The success achieved by Mr. de Young in his conduct of the Midwinter Exposition caused him to be selected by Governor Budd as commissioner-general to represent the state of California at the Omaha Transmississippi Exposition.
Mr. de Young has for over twenty years been a director of the Associated Press, and has always since his active connection with that body devoted a great deal of attention to its workings and contributed not a little to its success.
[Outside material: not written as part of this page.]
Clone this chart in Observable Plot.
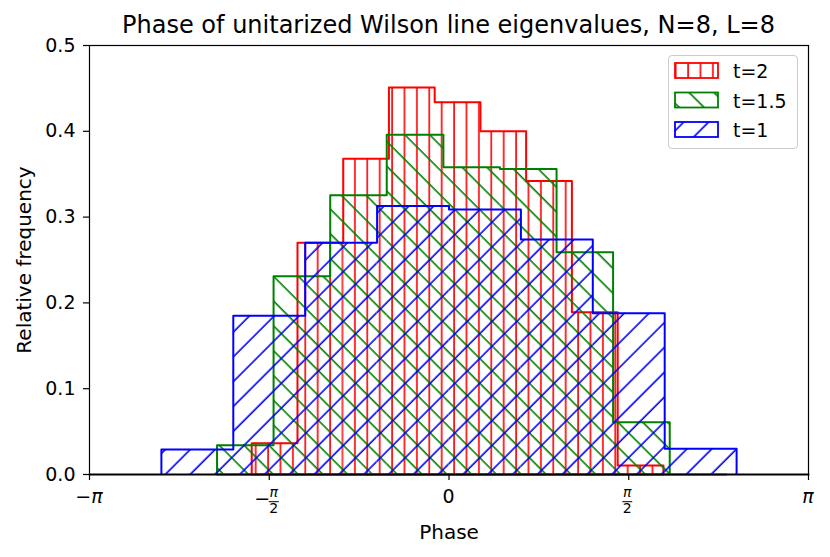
<!DOCTYPE html>
<html>
<head>
<meta charset="utf-8">
<script src="https://cdn.jsdelivr.net/npm/d3@7"></script>
<script src="https://cdn.jsdelivr.net/npm/@observablehq/plot@0.6"></script>
<style>
  body { margin: 0; background: #fff; font-family: "DejaVu Sans", sans-serif; }
  #wrap { position: relative; width: 830px; height: 557px; background: #fff; }
  #title { height: 36px; box-sizing: border-box; width: 808px; padding-left: 89px; padding-top: 12.7px;
           text-align: center; font-size: 24px; line-height: 24px; white-space: nowrap; color: #000; }
  #legend { position: absolute; left: 668px; top: 55px; width: 130px; height: 94px; box-sizing: border-box;
            border: 1px solid #cccccc; border-radius: 4px; background: rgba(255,255,255,0.8); }
  #legend svg { position: absolute; left: -1px; top: -1px; }
</style>
</head>
<body>
<svg width="0" height="0" style="position:absolute">
  <defs>
    <pattern id="hatch-red" patternUnits="userSpaceOnUse" width="12.4" height="12.4">
      <line x1="7.7" y1="-1" x2="7.7" y2="13.4" stroke="#ff0000" stroke-width="1.6"/>
    </pattern>
    <pattern id="hatch-green" patternUnits="userSpaceOnUse" width="17.54" height="17.54" patternTransform="rotate(-45)">
      <line x1="6" y1="-1" x2="6" y2="18.54" stroke="#008000" stroke-width="1.6"/>
    </pattern>
    <pattern id="hatch-blue" patternUnits="userSpaceOnUse" width="17.54" height="17.54" patternTransform="rotate(45)">
      <line x1="6" y1="-1" x2="6" y2="18.54" stroke="#0000ff" stroke-width="1.6"/>
    </pattern>
  </defs>
</svg>
<div id="wrap">
  <div id="title">Phase of unitarized Wilson line eigenvalues, N=8, L=8</div>
  <div id="chart"></div>
  <div id="legend"></div>
</div>
<script>
// ---- data ----
const seriesLabels = ["t=2", "t=1.5", "t=1"];
const seriesColors = ["#ff0000", "#008000", "#0000ff"];
const seriesPatterns = ["hatch-red", "hatch-green", "hatch-blue"];

// t=2 (red) histogram: bin edges (radians) and relative frequencies
const redEdges = [-1.724, -1.324, -0.924, -0.525, -0.125, 0.275, 0.674, 1.074, 1.474, 1.874];
const redFreq  = [0.0365, 0.270, 0.368, 0.451, 0.434, 0.400, 0.342, 0.189, 0.0105];

// t=1.5 (green)
const greenEdges = [-2.027, -1.533, -1.038, -0.544, -0.049, 0.445, 0.940, 1.434, 1.929, 2.423];
const greenFreq  = [0.034, 0.231, 0.3255, 0.396, 0.358, 0.356, 0.259, 0.061, 0];

// t=1 (blue)
const blueEdges = [-3.1416, -2.5133, -1.8850, -1.2566, -0.6283, 0, 0.6283, 1.2566, 1.8850, 2.5133, 3.1416];
const blueFreq  = [0, 0.029, 0.185, 0.270, 0.313, 0.309, 0.274, 0.188, 0.030, 0];

const yTicks = [0, 0.1, 0.2, 0.3, 0.4, 0.5];
const xTickValues = [-Math.PI, -Math.PI / 2, 0, Math.PI / 2, Math.PI];
const xTickLabels = ["−π", "−π/2", "0", "π/2", "π"];

// ---- build tables ----
function makeSeries(edges, freq, color, pat) {
  const bins = freq.map((v, i) => ({x1: edges[i], x2: edges[i + 1], y0: 0, y: v}));
  const outline = [{x: edges[0], y: 0}]
    .concat(bins.map(b => ({x: b.x1, y: b.y})))
    .concat([{x: edges[edges.length - 1], y: 0}, {x: edges[0], y: 0}]);
  return {bins, outline, color, pat};
}
const series = [
  makeSeries(redEdges, redFreq, seriesColors[0], seriesPatterns[0]),
  makeSeries(greenEdges, greenFreq, seriesColors[1], seriesPatterns[1]),
  makeSeries(blueEdges, blueFreq, seriesColors[2], seriesPatterns[2])
];

const chart = Plot.plot({
  width: 830,
  height: 521,
  marginLeft: 89,
  marginRight: 22,
  marginTop: 9,
  marginBottom: 83,
  x: {domain: [-Math.PI, Math.PI]},
  y: {domain: [0, 0.5]},
  style: {fontFamily: "DejaVu Sans", fontSize: "19px", color: "black", background: "white", overflow: "visible"},
  marks: [
    ...series.flatMap(s => [
      Plot.rect(s.bins, {x1: "x1", x2: "x2", y1: "y0", y2: "y", fill: `url(#${s.pat})`}),
      Plot.line(s.outline, {x: "x", y: "y", curve: "step-after", stroke: s.color, strokeWidth: 2})
    ]),
    Plot.axisY({ticks: yTicks, tickFormat: d3.format(".1f"), tickSize: 6, tickPadding: 8, fontSize: 19, label: null, strokeWidth: 1.2}),
    Plot.axisX({ticks: xTickValues, tickFormat: () => "", tickSize: 6, label: null, strokeWidth: 1.2}),
    Plot.text(["Relative frequency"], {frameAnchor: "left", rotate: -90, dx: -65, fontSize: 20,
      textAnchor: "middle", lineAnchor: "middle", text: d => d}),
    Plot.text(["Phase"], {frameAnchor: "bottom", dy: 58, fontSize: 20,
      textAnchor: "middle", lineAnchor: "middle", text: d => d}),
    Plot.frame({stroke: "black", strokeWidth: 1.2})
  ]
});
document.getElementById("chart").appendChild(chart);

// ---- x tick labels with π fractions, positioned via Plot's x scale ----
const sx = chart.scale("x"), sy = chart.scale("y");
const by = sy.apply(0);
const g = d3.select(chart).append("g").attr("fill", "black").attr("font-family", "DejaVu Sans");
xTickValues.forEach((v, i) => {
  const px = sx.apply(v);
  const lab = xTickLabels[i];
  const neg = lab.startsWith("−");
  const body = neg ? lab.slice(1) : lab;
  if (body.includes("/")) {
    const [num, den] = body.split("/");
    const cx = px + (neg ? 5 : -1);
    if (neg) g.append("text").attr("x", px - 6.6).attr("y", by + 31).attr("text-anchor", "middle").attr("font-size", 19).text("−");
    g.append("text").attr("x", cx).attr("y", by + 22.7).attr("text-anchor", "middle").attr("font-size", 14)
      .attr("font-style", num === "π" ? "italic" : "normal").text(num);
    g.append("line").attr("x1", cx - 5).attr("x2", cx + 5).attr("y1", by + 27.7).attr("y2", by + 27.7)
      .attr("stroke", "black").attr("stroke-width", 1);
    g.append("text").attr("x", cx).attr("y", by + 39.3).attr("text-anchor", "middle").attr("font-size", 14).text(den);
  } else {
    const t = g.append("text").attr("x", px).attr("y", by + 29.3).attr("text-anchor", "middle").attr("font-size", 19);
    if (neg) t.append("tspan").text("−");
    t.append("tspan").attr("font-style", body === "π" ? "italic" : "normal").text(body);
  }
});

// ---- legend ----
const leg = d3.select("#legend").append("svg").attr("width", 130).attr("height", 94);
seriesLabels.forEach((lab, i) => {
  const y0 = 8 + i * 29.5;
  leg.append("rect").attr("x", 7).attr("y", y0).attr("width", 43).attr("height", 15)
    .attr("fill", `url(#${seriesPatterns[i]})`).attr("stroke", seriesColors[i]).attr("stroke-width", 1.8);
  leg.append("text").attr("x", 65).attr("y", y0 + 15.3).attr("font-size", 19)
    .attr("font-family", "DejaVu Sans").attr("fill", "black").text(lab);
});
</script>
</body>
</html>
Besides his phenomenally successful newspaper business, Mr. de Young has been fortunate in other ventures in which he has engaged, and long since had earned the right to be classed among the millionaires of the Pacific Coast. But the possession of large wealth has not divorced him from the energy and attention to detail which gave him that wealth, and every department of his great business is still subject to his personal attention. He exercises close supervision over the columns of the great journal which he has built up and every issue bears the impress of his individuality and strength of character. That it will continue so to do, and that it will grow in importance and influence under his management for many years to come, is as certain as is the fact that it has attained its present unrivaled position under his control.